Guided Backpropagation: Interpreting CNN Features

Updated 4 May 2026

Guided Backpropagation is a backpropagation-based interpretability technique that uses double ReLU gating to highlight positive activations and produce edge-focused saliency maps.
It restricts gradient flow, filtering out noise by allowing only gradients associated with positive forward activations to pass, thus enhancing visual clarity.
Extensions such as Feature-Guided Gradient Backpropagation improve class-specific discrimination in applications like face verification while preserving high spatial fidelity.

Guided Backpropagation is a backpropagation-based interpretability technique that modifies the standard gradient computation in deep networks to produce visually sharp, high-resolution saliency maps. It operates by restricting the backward flow of gradients through rectified linear unit (ReLU) activations using an additional "backward ReLU" gating; this yields saliency maps characterized by clear edge-like structures in input space. While Guided Backpropagation originated with Springenberg et al. (2015) as a tool for interpreting convolutional neural networks (CNNs), subsequent theoretical and empirical analysis has revealed that its output—contrary to widespread belief—primarily reflects human-perceptible input structures rather than class-specific discriminative information. Modern variants and applications, such as Feature-Guided Gradient Backpropagation (FGGB) for face verification, offer improved fidelity and discriminative power by combining channel-specific gradient analysis and aggregation strategies.

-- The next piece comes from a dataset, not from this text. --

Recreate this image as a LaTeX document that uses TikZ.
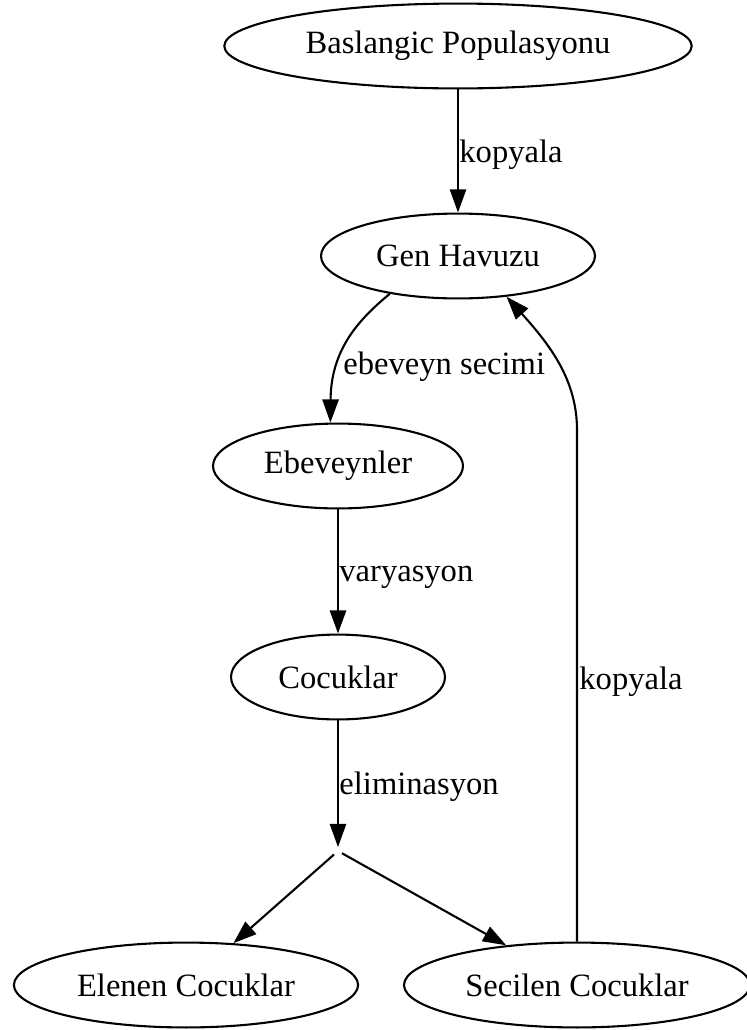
\documentclass[tikz,border=0pt]{standalone}
\usepackage{fontspec}
\setmainfont{Liberation Serif}
\usetikzlibrary{arrows.meta,shapes.geometric}
\begin{document}
\begin{tikzpicture}[x=0.43pt,y=-0.43pt,
  state/.style={ellipse, draw, line width=0.9pt, inner sep=0pt,
    minimum height=36.5pt, font=\fontsize{14}{16}\selectfont},
  lbl/.style={anchor=west, inner sep=0pt, font=\fontsize{14}{16}\selectfont},
  flow/.style={line width=0.9pt, -{Triangle[length=10pt,width=7pt]}}]
\useasboundingbox (0,0) rectangle (747,1030);

% population states
\node[state, minimum width=201pt]   (A)  at (458,46)  {Baslangic Populasyonu};
\node[state, minimum width=117.8pt] (B)  at (458,256) {Gen Havuzu};
\node[state, minimum width=107.5pt] (E)  at (338,466) {Ebeveynler};
\node[state, minimum width=92pt]    (C)  at (338,677) {Cocuklar};
\node[inner sep=0pt, minimum size=3pt] (P) at (338,851) {};
\node[state, minimum width=148pt]   (El) at (186,985) {Elenen Cocuklar};
\node[state, minimum width=148.8pt] (S)  at (577,985) {Secilen Cocuklar};

% transitions
\draw[flow] (A) -- (B);
\draw[flow] (B.209) .. controls (358,320) and (331,350) .. (E.100);
\draw[flow] (E) -- (C);
\draw[flow] (C) -- (P);
\draw[flow] (P) -- (El);
\draw[flow] (P) -- (S);
\coordinate (bend) at (S.north |- 0,430);
\coordinate (bendc) at (S.north |- 0,380);
\draw[flow] (S.north) -- (bend) .. controls (bendc) and (550,345) .. (B.320);

% transition labels
\node[lbl] (l1) at (459,155) {kopyala};
\node[lbl] (l2) at (343,367) {ebeveyn secimi};
\node[lbl] (l3) at (339,577) {varyasyon};
\node[lbl] (l4) at (339,787) {eliminasyon};
\node[lbl] (l5) at (579,682) {kopyala};
\end{tikzpicture}
\end{document}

1. Mathematical Principles and Backward Signal Flow

In a standard ReLU network, the forward pass produces activations $o = \sigma(y) = \max(y, 0)$ . During backpropagation, the gradient from upper layers, denoted $g = \frac{\partial f}{\partial o}$ , is passed through the same ReLU gate so that the backpropagated gradient with respect to the pre-activation $y$ is $g_+ = g \cdot \mathbb{1}(o > 0)$ . Guided Backpropagation (GBP) introduces a second gate in the backward direction: $g' = g \cdot \mathbb{1}(g > 0) \cdot \mathbb{1}(o > 0)$ , allowing only those gradient components that are both positive and originated from positive forward activations to propagate further. This additional gating mechanism, when propagated through the entire network, substantially attenuates noisy or negative activations and biases the resulting saliency map toward visually interpretable changes that correlate with presence of image edges and texture (Nie et al., 2018).

2. Theoretical Explanation and Behavior in Random Networks

Nie et al. (2018) provide a rigorous theoretical analysis of Guided Backpropagation, characterizing its behavior via a detailed model of a random three-layer CNN. The derived formula shows that the GBP saliency map $s_k^{\mathrm{GBP}}(x)$ under large numbers of filters converges, up to normalization, to the input image $x$ itself:

$s_k^{\mathrm{GBP}}(x) \approx x$

This result is established using the law of large numbers on the sum over random filters and input patches. Theoretical analysis attributes this image recovery property to the combination of local connectivity in convolutional architectures and the double (forward and backward) ReLU gating. The result contrasts sharply with standard saliency maps and DeconvNet (under random weights), which yield zero-mean, isotropic Gaussian noise rather than structured image recovery. Max-pooling introduces a similar image recovery property in DeconvNet by enforcing additional selection over activation locations (Nie et al., 2018).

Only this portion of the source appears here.